I’m afraid that few care about the old guy sleeping on the park bench.
Or the largely invisible, disabled.
Yes. It’s still not ok.
I think their welfare policy is a good start, but I also think they need to be careful not to set us up for another round of the deserving poor. Turei has said it’s not about removing all responsibilities from beneficiaries but instead it’s an issue of reciprocity. I trust her, I don’t trust future governments including Labour until Labour apologise or make other amends for Shearer’s Painter on the Roof shit.
We are such a long way from what is good, I don’t think we have time to say start with kids and then see what happens. We need to make things right for all people to the best we can.
WELL WELL WELL surprise surprise
Nice to know who this government governs us for – it obviously isn’t us.
I think lobbying needs to be banned but foreign lobbying most definitely needs to be banned.
Lobbying is a way governments have legalised bribes. Most of the lobiest tend to be people who were in power and accepted those
Bribesdonations or relatives and good friends of theirs.National. Agents for a Foreign power!
Time to remake The Producers: Springtime for Donald and Murica…
FYI interesting discussion (as opposed to converrrrsayshun) at Oz Press Club.
Wayne Swan and Ed Balls.
Both seem to now recognise the detrimental effects of the neo-liberal religion.
Why doesn’t NZ still have such a press club?
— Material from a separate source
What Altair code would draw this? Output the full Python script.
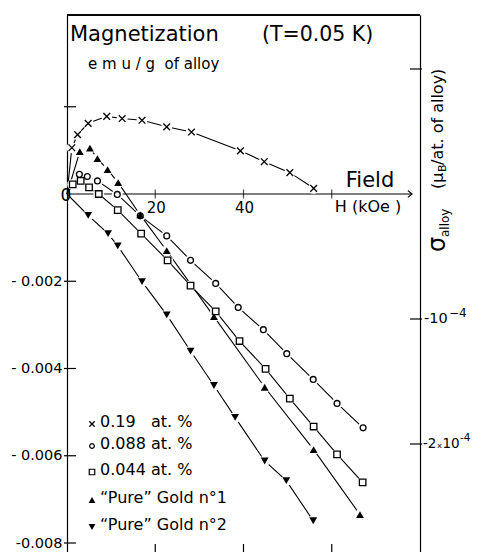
import altair as alt
import pandas as pd

FONT = "DejaVu Sans"
W, H = 353, 537
X_DOMAIN = [0, 80]
Y_DOMAIN = [-0.0082063, 0.0041032]
Y2_DOMAIN = [-2.864e-4, 1.432e-4]
NB = "\u00a0"

# ---- data (H in kOe, M in emu/g of alloy); first point = origin
H_019 = [0, 1.1, 2.4, 4.8, 9.0, 12.5, 17.0, 22.6, 28.2, 39.3, 44.7, 50.5, 55.9]
M_019 = [0, 0.00106, 0.00136, 0.00162, 0.00178, 0.00173, 0.00169, 0.00154, 0.00142, 0.00099, 0.00074, 0.00049, 0.00013]

H_0088 = [0, 2.8, 4.6, 6.9, 11.4, 16.6, 22.6, 28.0, 33.7, 38.8, 44.5, 49.8, 55.8, 61.2, 67.1]
M_0088 = [0, 0.00045, 0.00040, 0.00030, -0.00001, -0.00050, -0.00096, -0.00152, -0.00205, -0.00260, -0.00311, -0.00366, -0.00425, -0.00480, -0.00536]

H_0044 = [0, 1.3, 3.1, 5.0, 7.2, 11.5, 16.8, 22.8, 28.0, 33.7, 39.1, 45.0, 50.5, 55.9, 61.2, 67.0]
M_0044 = [0, 0.00022, 0.00030, 0.00015, 0.0, -0.00037, -0.00091, -0.00152, -0.00210, -0.00269, -0.00337, -0.00401, -0.00469, -0.00533, -0.00597, -0.00661]

H_AU1 = [0, 2.9, 5.2, 6.9, 9.2, 11.6, 16.6, 22.6, 33.3, 44.8, 55.9, 66.4]
M_AU1 = [0, 0.00097, 0.00105, 0.00081, 0.00056, 0.00026, -0.00048, -0.00130, -0.00281, -0.00443, -0.00586, -0.00735]

H_AU2 = [0, 4.8, 9.3, 11.5, 17.0, 22.6, 28.0, 33.3, 38.1, 44.8, 49.7, 55.8]
M_AU2 = [0, -0.00049, -0.00091, -0.00119, -0.00201, -0.00277, -0.00360, -0.00439, -0.00512, -0.00612, -0.00657, -0.00749]

SERIES = ["0.19" + NB * 3 + "at. %", "0.088 at. %", "0.044 at. %",
          "\u201cPure\u201d Gold n\u00b01", "\u201cPure\u201d Gold n\u00b02"]

Y_TICKS = [-0.002, -0.004, -0.006, -0.008]
Y_LABELS = ["-" + NB + "0.002", "-" + NB + "0.004", "-" + NB + "0.006", "-0.008"]
Y_INNER_TICKS = [0.002, -0.002, -0.004, -0.006, -0.008]
R_TICKS = [1e-4, -1e-4, -2e-4]
R_LABEL_VALUES = [-1e-4, -2e-4]
R_LABEL_BASES = ["-10", "-2\u209310"]
R_LABEL_EXPS = ["\u22124", "-4"]
X_TICKS = [20, 40, 60]
X_LABEL_POS = [20, 40]
X_LABELS = ["20", "40"]
ARROW_END = [78.2]

CROSS = "M-1,-1L1,1M-1,1L1,-1"
SHAPES = [CROSS, "circle", "square", "triangle-up", "triangle-down"]
FILLED = [False, False, False, True, True]
SIZES = [45, 34, 42, 62, 62]
LEG_SIZES = [30, 22, 30, 45, 45]

rows = []
for name, hs, ms in zip(SERIES, [H_019, H_0088, H_0044, H_AU1, H_AU2],
                        [M_019, M_0088, M_0044, M_AU1, M_AU2]):
    for i, (h, m) in enumerate(zip(hs, ms)):
        rows.append({"series": name, "i": i, "H": h, "M": m})
df = pd.DataFrame(rows)


def expr_from(vals, labs, tol):
    e = "''"
    for v, l in zip(vals, labs):
        e = f"abs(datum.value - ({v})) < {tol} ? '{l}' : ({e})"
    return e


def xdef(field):
    return alt.X(f"{field}:Q", scale=alt.Scale(domain=X_DOMAIN, nice=False, zero=False), axis=None)


def ydef(field):
    return alt.Y(f"{field}:Q",
                 scale=alt.Scale(domain=Y_DOMAIN, nice=False, zero=False),
                 axis=alt.Axis(values=Y_TICKS, labelExpr=expr_from(Y_TICKS, Y_LABELS, 1e-6),
                               ticks=False, tickSize=0, grid=False, domainColor="black", domainWidth=1.2,
                               labelFont=FONT, labelFontSize=14.5, labelColor="black",
                               labelPadding=5, title=None))


def y2def(field):
    ax = alt.Axis(orient="right", values=R_TICKS, labels=False, ticks=False, tickSize=0,
                  grid=False, domainColor="black", domainWidth=1.2, title=None)
    return alt.Y(f"{field}:Q", scale=alt.Scale(domain=Y2_DOMAIN, nice=False, zero=False), axis=ax)


base = alt.Chart(df)
layers = []

# zero field axis line with arrow and ticks
ax_df = pd.DataFrame({"x0": [0], "x1": ARROW_END, "z": [0]})
layers.append(alt.Chart(ax_df).mark_rule(color="black", strokeWidth=1.2).encode(
    x=xdef("x0"), x2="x1", y=ydef("z")))
layers.append(alt.Chart(ax_df).mark_point(shape="M-1,-0.8L0,0L-1,0.8", filled=False, color="black",
                                          size=70, strokeWidth=1.2, opacity=1).encode(
    x=xdef("x1"), y=ydef("z")))
xt_df = pd.DataFrame({"h": X_TICKS, "z": [0] * len(X_TICKS)})
layers.append(alt.Chart(xt_df).mark_tick(orient="vertical", size=9, thickness=1.2, color="black").encode(
    x=xdef("h"), y=ydef("z")))
# bottom inward ticks
layers.append(alt.Chart(xt_df).mark_rule(color="black", strokeWidth=1.2).encode(
    x=xdef("h"), y=alt.value(H), y2=alt.value(H - 8)))

# series lines
layers.append(base.mark_line(color="black", strokeWidth=1.1).encode(
    x=xdef("H"), y=ydef("M"), detail="series:N", order="i:Q"))
# white halos to break the lines at the markers
layers.append(base.transform_filter("datum.i > 0").mark_point(
    shape="circle", filled=True, color="white", size=120, opacity=1).encode(
    x=xdef("H"), y=ydef("M")))
# markers
for name, shp, fl, sz in zip(SERIES, SHAPES, FILLED, SIZES):
    sub = base.transform_filter(alt.datum.series == name).transform_filter("datum.i > 0")
    if fl:
        mk = sub.mark_point(shape=shp, filled=True, color="black", size=sz, opacity=1)
    else:
        mk = sub.mark_point(shape=shp, filled=False, color="black", size=sz, strokeWidth=1.3, opacity=1)
    layers.append(mk.encode(x=xdef("H"), y=ydef("M")))

# left inner ticks
lt_df = pd.DataFrame({"v": Y_INNER_TICKS})
layers.append(alt.Chart(lt_df).mark_rule(color="black", strokeWidth=1.2).encode(
    y=ydef("v"), x=alt.value(-3), x2=alt.value(9)))
# top frame
layers.append(alt.Chart(lt_df).mark_rule(color="black", strokeWidth=1.2).encode(
    x=alt.value(0), x2=alt.value(W), y=alt.value(0)))

# x tick labels on the field axis
xl_df = pd.DataFrame({"h": X_LABEL_POS, "lab": X_LABELS, "z": [0] * len(X_LABELS)})
layers.append(alt.Chart(xl_df).mark_text(font=FONT, fontSize=15, dy=14, dx=1, color="black").encode(
    x=xdef("h"), y=ydef("z"), text="lab:N"))
zero_df = pd.DataFrame({"h": [0], "lab": ["0"], "z": [0]})
layers.append(alt.Chart(zero_df).mark_text(font=FONT, fontSize=17, dy=2, dx=-1, color="black").encode(
    x=xdef("h"), y=ydef("z"), text="lab:N"))


def txt(t, x, y, size, **kw):
    return alt.Chart(pd.DataFrame({"t": [t]})).mark_text(
        font=FONT, fontSize=size, color="black", **kw).encode(
        text="t:N", x=alt.value(x), y=alt.value(y))


layers.append(txt("Magnetization", 3, 20, 21, align="left", baseline="middle"))
layers.append(txt("(T=0.05" + NB + "K)", 195, 20, 20.5, align="left", baseline="middle"))
layers.append(txt("e" + NB + "m" + NB + "u" + NB + "/" + NB + "g" + NB + NB + "of" + NB + "alloy",
                  21, 49, 15, align="left", baseline="middle"))
layers.append(txt("Field", 303, 166, 21, align="center", baseline="middle"))
layers.append(txt("H" + NB + "(kOe" + NB + ")", 301, 192, 16, align="center", baseline="middle"))

# legend
LEG_Y = [407, 429, 455, 483, 510]
for name, shp, fl, sz, ly in zip(SERIES, SHAPES, FILLED, LEG_SIZES, LEG_Y):
    p = alt.Chart(pd.DataFrame({"t": [name]}))
    if fl:
        m = p.mark_point(shape=shp, filled=True, color="black", size=sz, opacity=1)
    else:
        m = p.mark_point(shape=shp, filled=False, color="black", size=sz, strokeWidth=1.2, opacity=1)
    layers.append(m.encode(x=alt.value(25), y=alt.value(ly + 2)))
    layers.append(txt(name, 33, ly, 16, align="left", baseline="middle"))

# right axis title (rotated)
layers.append(txt("\u03c3", 371, 237, 24, angle=270, align="left", baseline="middle"))
layers.append(txt("alloy", 378, 222, 12, angle=270, align="left", baseline="middle"))
layers.append(txt("(\u03bc", 371, 174, 16, angle=270, align="left", baseline="middle"))
layers.append(txt("B", 376, 157, 11, angle=270, align="left", baseline="middle"))
layers.append(txt("/at. of alloy)", 371, 150, 16, angle=270, align="left", baseline="middle"))

left = alt.layer(*layers)

# right axis (sigma scale): ticks crossing the frame + labels with superscripts
rt_df = pd.DataFrame({"r": R_TICKS})
rl_df = pd.DataFrame({"r": R_LABEL_VALUES, "b": R_LABEL_BASES, "e": R_LABEL_EXPS})
right_layers = [
    alt.Chart(rt_df).mark_rule(color="black", strokeWidth=1.2).encode(
        y=y2def("r"), x=alt.value(W - 10), x2=alt.value(W + 2)),
    alt.Chart(rl_df).transform_filter("datum.r > -1.5e-4").mark_text(
        font=FONT, fontSize=14.5, align="left", baseline="middle", color="black").encode(
        y=y2def("r"), x=alt.value(W + 4), text="b:N"),
    alt.Chart(rl_df).transform_filter("datum.r > -1.5e-4").mark_text(
        font=FONT, fontSize=12, align="left", baseline="middle", dy=-6, color="black").encode(
        y=y2def("r"), x=alt.value(W + 29), text="e:N"),
    alt.Chart(rl_df).transform_filter("datum.r < -1.5e-4").mark_text(
        font=FONT, fontSize=13.5, align="left", baseline="middle", color="black").encode(
        y=y2def("r"), x=alt.value(W + 3), text="b:N"),
    alt.Chart(rl_df).transform_filter("datum.r < -1.5e-4").mark_text(
        font=FONT, fontSize=10.5, align="left", baseline="middle", dy=-6, color="black").encode(
        y=y2def("r"), x=alt.value(W + 40), text="e:N"),
]
right = alt.layer(*right_layers)

chart = alt.layer(left, right).resolve_scale(y="independent").properties(
    width=W, height=H, autosize=alt.AutoSizeParams(type="none"),
    padding={"left": 59, "top": 7, "right": 51, "bottom": 0},
    background="white",
).configure_view(stroke=None)

chart.save("out.html", embed_options={"renderer": "svg", "actions": False})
Oh, i know – because they’re so insular they piss in each others’ pockets directly
The Australians do political analysis in print and on tv so much better than we do. We have a little cabal of talking heads who “reckon” so much for us
You mean the usual boy’s in suits telling us what to think?
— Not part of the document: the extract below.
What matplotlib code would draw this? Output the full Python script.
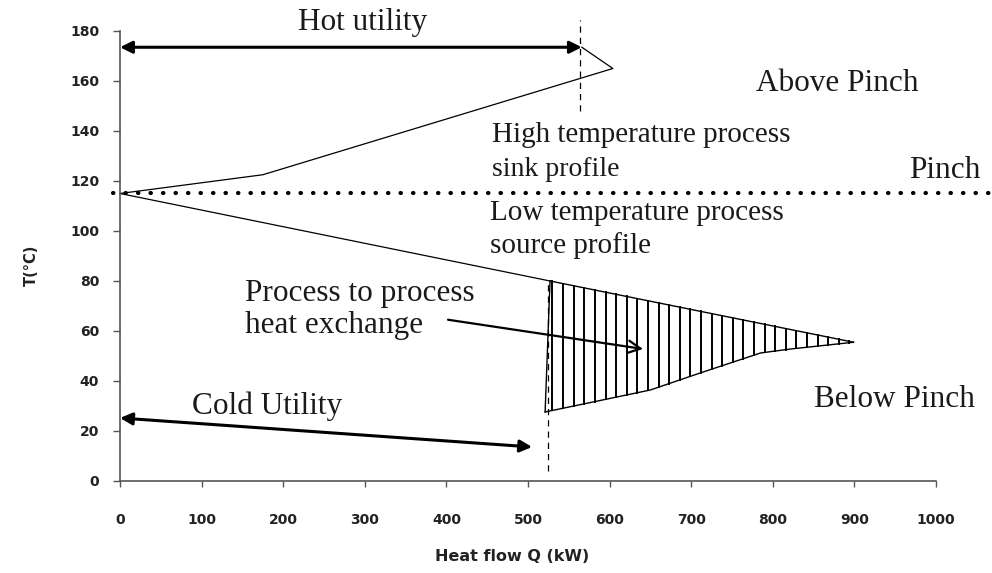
import numpy as np
import matplotlib.pyplot as plt

# composite curves, heat flow Q (kW) vs temperature T (degC)
pinch_t = 115
sink_q = [0, 175, 604, 566]
sink_t = [115, 122.5, 165, 173.5]
source_q = [0, 527]
source_t = [115, 80]

# process to process heat exchange region below the pinch
hx_top_q = [527, 899]
hx_top_t = [80, 55.5]
hx_bot_q = [521, 650, 711, 785, 822, 899]
hx_bot_t = [27.6, 36.4, 43.2, 51.2, 52.8, 55.5]

hot_util_q = [0, 566]
hot_util_t = 173.5
cold_util_q = [0, 505]
cold_util_t = [25.2, 13.6]
hot_split_q = 564
cold_split_q = 524

xticks = [0, 100, 200, 300, 400, 500, 600, 700, 800, 900, 1000]
yticks = [0, 20, 40, 60, 80, 100, 120, 140, 160, 180]

serif = 'Liberation Serif'
sans = 'DejaVu Sans'

fig = plt.figure(figsize=(9.92, 5.73), dpi=100)
ax = fig.add_axes([0.121, 0.1606, 0.8225, 0.7853])
ax.set_xlim(0, 1000)
ax.set_ylim(0, 180)

for s in ['top', 'right']:
    ax.spines[s].set_visible(False)
for s in ['left', 'bottom']:
    ax.spines[s].set_color('#555555')
    ax.spines[s].set_linewidth(1.2)

ax.set_xticks(xticks)
ax.set_yticks(yticks)
ax.tick_params(axis='x', length=4, width=1, color='#555555', pad=19)
ax.tick_params(axis='y', length=5, width=1, color='#555555', pad=10)
for lab in ax.get_xticklabels() + ax.get_yticklabels():
    lab.set_fontfamily(sans)
    lab.set_fontweight('bold')
    lab.set_fontsize(10)
    lab.set_color('#222222')

ax.set_xlabel('Heat flow Q (kW)', fontfamily=sans, fontweight='bold',
              fontsize=11.5, color='#222222')
ax.xaxis.set_label_coords(0.48, -0.152)
ax.set_ylabel('T(°C)', fontfamily=sans, fontweight='bold', fontsize=10.5,
              color='#222222')
ax.yaxis.set_label_coords(-0.10, 0.48)

# pinch line
ax.plot([-9, 1067], [pinch_t, pinch_t], color='black', lw=3,
        linestyle=(0, (0.1, 2.9)), dash_capstyle='round', clip_on=False)

# sink and source profiles
ax.plot(sink_q, sink_t, color='black', lw=0.9, clip_on=False)
ax.plot(source_q, source_t, color='black', lw=0.9)

# hatched heat exchange area
ax.plot(hx_top_q, hx_top_t, color='black', lw=1)
ax.plot(hx_bot_q, hx_bot_t, color='black', lw=1)
ax.plot([hx_top_q[0], hx_bot_q[0]], [hx_top_t[0], hx_bot_t[0]],
        color='black', lw=1)
for q in np.arange(530, 895, 13.0):
    top = np.interp(q, hx_top_q, hx_top_t)
    bot = np.interp(q, hx_bot_q, hx_bot_t)
    ax.plot([q, q], [bot, top], color='black', lw=1.4)

# dashed split lines
ax.plot([hot_split_q, hot_split_q], [148, 184.5], color='black', lw=0.9,
        linestyle=(0, (5, 4)), clip_on=False)
ax.plot([cold_split_q, cold_split_q], [4, 79], color='black', lw=0.9,
        linestyle=(0, (5, 4)))

# utility arrows
ax.annotate('', xy=(hot_util_q[1], hot_util_t), xytext=(hot_util_q[0], hot_util_t),
            arrowprops=dict(arrowstyle='<|-|>', color='black', lw=2.2,
                            mutation_scale=18, shrinkA=0, shrinkB=0))
ax.annotate('', xy=(cold_util_q[1], cold_util_t[1]),
            xytext=(cold_util_q[0], cold_util_t[0]),
            arrowprops=dict(arrowstyle='<|-|>', color='black', lw=2.2,
                            mutation_scale=18, shrinkA=0, shrinkB=0))
ax.annotate('', xy=(641, 52.8), xytext=(402, 64.5),
            arrowprops=dict(arrowstyle='->', color='black', lw=1.6,
                            mutation_scale=22, shrinkA=0, shrinkB=0))

# labels
def label(x, y, s, size, **kw):
    ax.text(x, y, s, fontfamily=serif, fontsize=size, va='center',
            color='#1a1a1a', clip_on=False, **kw)

label(297, 183.5, 'Hot utility', 22.5, ha='center')
label(779, 158.8, 'Above Pinch', 22.5)
label(456, 138.4, 'High temperature process', 21)
label(456, 124.4, 'sink profile', 20)
label(967, 124, 'Pinch', 22.5)
label(454, 107, 'Low temperature process', 21)
label(454, 94, 'source profile', 21)
label(153, 75, 'Process to process', 22.5)
label(153, 62, 'heat exchange', 22.5)
label(88, 30, 'Cold Utility', 22.5)
label(850, 32.4, 'Below Pinch', 22.5)

fig.savefig('out.png', dpi=100)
Seem to be some white gals in that group too now
Some, but they seem to follow their male overlords closely 😉
Bennett is an example of a woman succeeding by adapting herself to an established male way of operating in politics. Woukd be nice to see more women in power bringing some of our own particular traits to gge fore
Rivers slowing down flooding – have we used weirs in the past – now?
And later… the ‘right of centre’ Peter van O on the institution of marriage – about the only thing I’m in agreement with.
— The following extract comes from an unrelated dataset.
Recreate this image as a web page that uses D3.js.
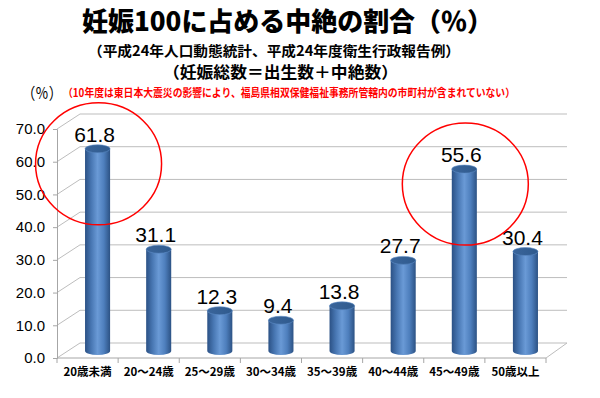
<!DOCTYPE html>
<html>
<head>
<meta charset="utf-8">
<script src="https://cdn.jsdelivr.net/npm/d3@7"></script>
<style>
  body { margin: 0; background: #fff; }
  svg { display: block; }
</style>
</head>
<body>
<div id="chart"></div>
<script>
// data
const categories = ["20歳未満", "20～24歳", "25～29歳", "30～34歳", "35～39歳", "40～44歳", "45～49歳", "50歳以上"];
const values = [61.8, 31.1, 12.3, 9.4, 13.8, 27.7, 55.6, 30.4];
const yTicks = [0, 10, 20, 30, 40, 50, 60, 70];
const circled = ["20歳未満", "45～49歳"];

const width = 600, height = 398;
const depth = { dx: 23, dy: -15 };   // back wall offset
const mid = { dx: 10, dy: -7 };      // where bars stand

const svg = d3.select("#chart").append("svg")
  .attr("width", width).attr("height", height);

const x = d3.scaleBand().domain(categories).range([57, 546]);
const y = d3.scaleLinear().domain([0, 70]).range([358, 129]);

const defs = svg.append("defs");
const g1 = defs.append("linearGradient").attr("id", "body").attr("x1", 0).attr("x2", 1);
[[0, "#2b5185"], [0.25, "#4877b3"], [0.5, "#6a9ad6"], [0.75, "#4e7fbd"], [1, "#2c5284"]]
  .forEach(([o, c]) => g1.append("stop").attr("offset", o).attr("stop-color", c));
const g2 = defs.append("linearGradient").attr("id", "top").attr("x1", 0).attr("x2", 1);
[[0, "#3a659b"], [1, "#2f5a8d"]]
  .forEach(([o, c]) => g2.append("stop").attr("offset", o).attr("stop-color", c));

// back wall gridlines + left wall diagonals
const grid = svg.append("g");
grid.selectAll(".gl").data(yTicks).join("line")
  .attr("x1", 57 + depth.dx).attr("x2", 567)
  .attr("y1", d => y(d) + depth.dy).attr("y2", d => y(d) + depth.dy)
  .attr("stroke", "#bdbdbd").attr("stroke-width", 1);
grid.selectAll(".dg").data(yTicks).join("line")
  .attr("x1", 57).attr("x2", 57 + depth.dx)
  .attr("y1", d => y(d)).attr("y2", d => y(d) + depth.dy)
  .attr("stroke", "#bdbdbd");

// floor front edge and right edge
grid.append("line").attr("x1", 57).attr("x2", 546).attr("y1", y(0)).attr("y2", y(0)).attr("stroke", "#a6a6a6");
grid.append("line").attr("x1", 546).attr("x2", 546 + depth.dx - 2).attr("y1", y(0)).attr("y2", y(0) + depth.dy).attr("stroke", "#bdbdbd");

// front vertical axis
const yAxis = svg.append("g").attr("transform", "translate(57,0)")
  .call(d3.axisLeft(y).tickValues(yTicks).tickSize(4).tickPadding(8).tickFormat(d3.format(".1f")));
yAxis.select(".domain").attr("stroke", "#a6a6a6");
yAxis.selectAll(".tick line").attr("stroke", "#a6a6a6");
yAxis.selectAll("text").attr("font-family", "Liberation Sans, Arial, sans-serif")
  .attr("font-size", 15).attr("fill", "#000");

// category axis
const xAxis = svg.append("g").attr("transform", `translate(0,${y(0)})`)
  .call(d3.axisBottom(x).tickSize(0).tickPadding(10));
xAxis.select(".domain").remove();
xAxis.selectAll("text").attr("font-family", "Noto Sans CJK JP, sans-serif")
  .attr("font-weight", 700).attr("font-size", 11.5).attr("fill", "#000");
svg.append("g").selectAll("line").data(d3.range(categories.length + 1)).join("line")
  .attr("x1", i => 57 + i * x.step()).attr("x2", i => 57 + i * x.step())
  .attr("y1", y(0)).attr("y2", y(0) + 5).attr("stroke", "#a6a6a6");

// cylinders
const bw = x.bandwidth() * 0.41, ry = 4;
const bars = svg.append("g").selectAll("g").data(categories).join("g")
  .attr("transform", d => `translate(${x(d) + x.bandwidth() / 2 + mid.dx},${mid.dy})`);
bars.append("path")
  .attr("d", (d, i) => {
    const top = y(values[i]), bot = y(0), r = bw / 2;
    return `M${-r},${top} L${-r},${bot} A${r},${ry} 0 0 0 ${r},${bot} L${r},${top} Z`;
  })
  .attr("fill", "url(#body)");
bars.append("ellipse")
  .attr("cx", 0).attr("cy", (d, i) => y(values[i]))
  .attr("rx", bw / 2).attr("ry", ry)
  .attr("fill", "url(#top)").attr("stroke", "#5d8cc6").attr("stroke-width", 0.6);

// value labels
bars.append("text")
  .attr("x", -3).attr("y", (d, i) => y(values[i]) - 7)
  .attr("text-anchor", "middle")
  .attr("font-family", "Liberation Sans, Arial, sans-serif")
  .attr("font-size", 21)
  .text((d, i) => values[i].toFixed(1));

// red circles
svg.append("g").selectAll("ellipse").data(circled).join("ellipse")
  .attr("cx", d => x(d) + x.bandwidth() / 2 + mid.dx + 1)
  .attr("cy", d => y(values[categories.indexOf(d)]) + 8)
  .attr("rx", 63).attr("ry", 61)
  .attr("fill", "none").attr("stroke", "#ff0000").attr("stroke-width", 1.5);

// titles
const jp = "Noto Sans CJK JP, sans-serif";
svg.append("text").attr("x", 82).attr("y", 31).attr("font-family", jp).attr("font-weight", 900)
  .attr("font-size", 26).attr("textLength", 411).attr("lengthAdjust", "spacingAndGlyphs")
  .text("妊娠100に占める中絶の割合（％）");
svg.append("text").attr("x", 88).attr("y", 56).attr("font-family", jp).attr("font-weight", 700)
  .attr("font-size", 14).attr("textLength", 372).attr("lengthAdjust", "spacingAndGlyphs")
  .text("（平成24年人口動態統計、平成24年度衛生行政報告例）");
svg.append("text").attr("x", 163).attr("y", 78).attr("font-family", jp).attr("font-weight", 700)
  .attr("font-size", 16).attr("textLength", 235).attr("lengthAdjust", "spacingAndGlyphs")
  .text("（妊娠総数＝出生数＋中絶数）");
svg.append("text").attr("x", 22).attr("y", 99).attr("font-family", jp)
  .attr("font-size", 16).attr("textLength", 40).attr("lengthAdjust", "spacingAndGlyphs")
  .text("（％）");
svg.append("text").attr("x", 63).attr("y", 97).attr("font-family", jp).attr("font-weight", 700)
  .attr("font-size", 11).attr("fill", "#ff0000").attr("textLength", 452).attr("lengthAdjust", "spacingAndGlyphs")
  .text("（10年度は東日本大震災の影響により、福島県相双保健福祉事務所管轄内の市町村が含まれていない）");
</script>
</body>
</html>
Nomenclature of marriage is with the state and doesn’t preclude Catholiks or Muslims abiding by their own definitions of it.
Gay marriage is/can therefore be completely legitimate
It’s sometimes worth watching Sky 85 for a few moments of blinding illumination. Swan and Balls was fascinating and the conservative’s agruement for agreeing to gay marriage (in short, it strengthens the institution of marriage) was very strong. Not that it will influence the religious right.
About bloody time !!!
http://www.scoop.co.nz/stories/PO1708/S00367/cbb-welcomes-nz-first-broadcasting-and-ict-policy.htm
A welcome end to the 51st parliament and let’s hope the 52nd marks a change of government.